You might also feel immense pressure to demonstrate both technical and leadership chops, especially when you first start out. First of all, it’s an unreasonable expectation. Remember that you’re learning to lead, and are in the midst of transitioning. Don’t beat yourself up too hard when you’re practically new to the job.
Make progress visible
Make your team’s progress visible. If you notice that the team’s thinking has moved forward, it’s worth the time recapping and reiterating what they’ve learned. Declare a checkpoint and say, “this was where we were last week”, and “this is where we are now”. Doing this helps to create a feeling of making progress, despite still being stuck on a problem.
Also, try to recognise and celebrate small wins. This world is already as harsh as it can get; we could use more encouragement and compliments from each other.
Make room for creative tension
In my opinion, one crucial factor in producing novel work is the ability to think divergently.

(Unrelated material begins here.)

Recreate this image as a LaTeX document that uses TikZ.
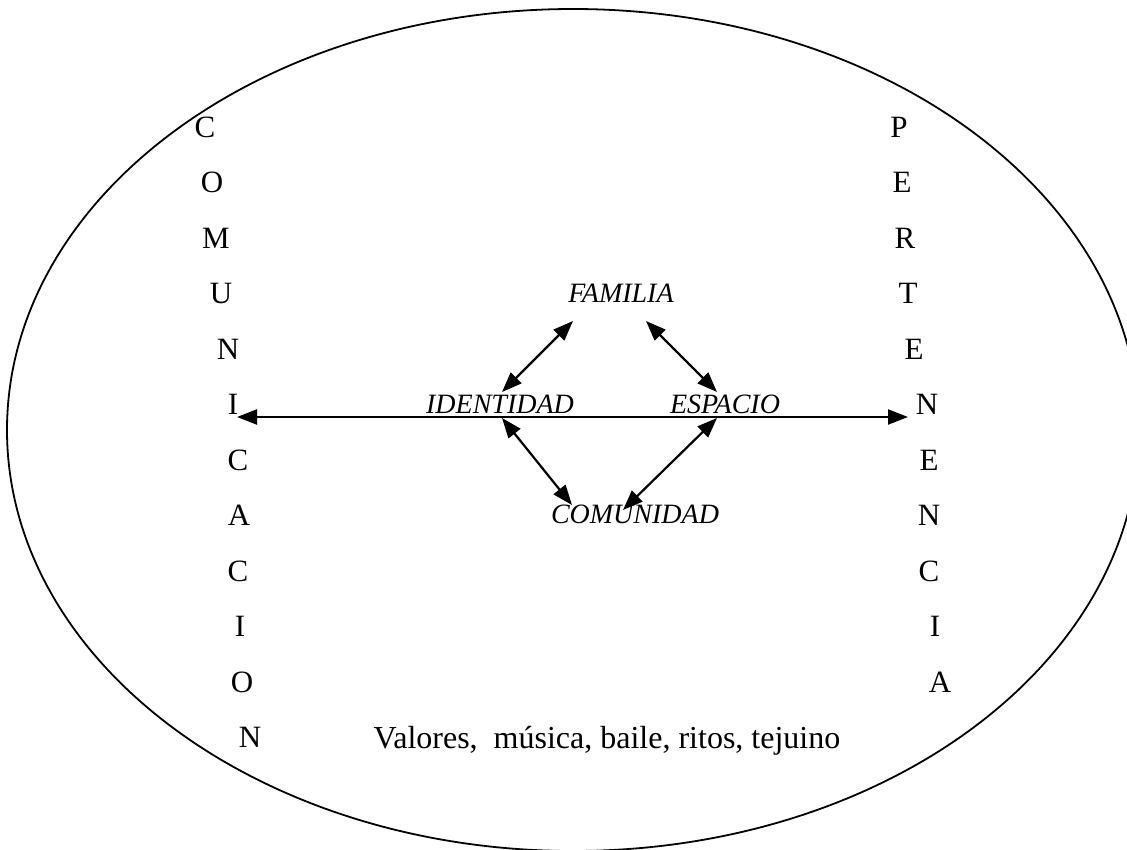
\documentclass[tikz,border=0pt]{standalone}
\usepackage{fontspec}
\setmainfont{Liberation Serif}
\usetikzlibrary{arrows.meta}
\begin{document}
\begin{tikzpicture}[x=1pt,y=-1pt,
  letter/.style={font=\fontsize{31}{36}\selectfont, inner sep=0pt},
  lab/.style={font=\fontsize{28}{32}\selectfont\itshape, inner sep=0pt},
  body/.style={font=\fontsize{32}{38}\selectfont, inner sep=0pt},
  dbl/.style={{Triangle[length=20pt,width=15pt]}-{Triangle[length=20pt,width=15pt]}, line width=2.2pt}]
\useasboundingbox (0,0) rectangle (1127,849);
\clip (0,0) rectangle (1127,849);
\fill[white] (0,0) rectangle (1127,849);
\draw[line width=1.8pt] (573,430) ellipse [x radius=566, y radius=421];
% left column
\foreach \t/\x [count=\i] in {C/205,O/212,M/216,U/221,N/228,I/233,C/238,A/239,C/238,I/240,O/242,N/250}
  \node[letter] (l\i) at (\x,{127+(\i-1)*55.5}) {\t};
% right column
\foreach \t/\x [count=\i] in {P/899,E/902,R/905,T/908,E/914,N/927,E/929,N/929,C/929,I/935,A/940}
  \node[letter] (r\i) at (\x,{127+(\i-1)*55.5}) {\t};
% labels
\node[lab] (fam) at (621,293) {FAMILIA};
\node[lab] (ide) at (500,404) {IDENTIDAD};
\node[lab] (esp) at (725,404) {ESPACIO};
\node[lab] (com) at (635,514) {COMUNIDAD};
\node[body, anchor=base] (val) at (607,748) {Valores,\ \ música, baile, ritos, tejuino};
% connector ends
\coordinate (hl) at (237,417);
\coordinate (hr) at (908,417);
\coordinate (famL) at (573,321);
\coordinate (famR) at (646,321);
\coordinate (ideT) at (502,392);
\coordinate (ideB) at (502,418);
\coordinate (espT) at (717,392);
\coordinate (espB) at (717,418);
\coordinate (comL) at (572,505);
\coordinate (comR) at (623,510);
\draw[dbl] (hl) -- (hr);
\draw[dbl] (famL) -- (ideT);
\draw[dbl] (famR) -- (espT);
\draw[dbl] (ideB) -- (comL);
\draw[dbl] (espB) -- (comR);
\end{tikzpicture}
\end{document}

Free-association tends to lead to unusual combinations between ideas, and has a better chance of yielding creative solutions. How you can help with creating such an environment is to be more aware of complements when it comes to pairing, grouping or hiring people. Two is better than one, but in this context, only if they’re not a carbon copy of each other.
It’s dangerous to go alone
I’m incredibly fortunate to have learned many things about creative leadership under my boss, Phil. Being able to see a walking, talking role model in him is a tremendous blessing. I’ve also learned a great deal from inspirational friends and colleagues around me, some of whom are not even designers.
Look beyond your circle, and you might find precious gems hidden in plain sight.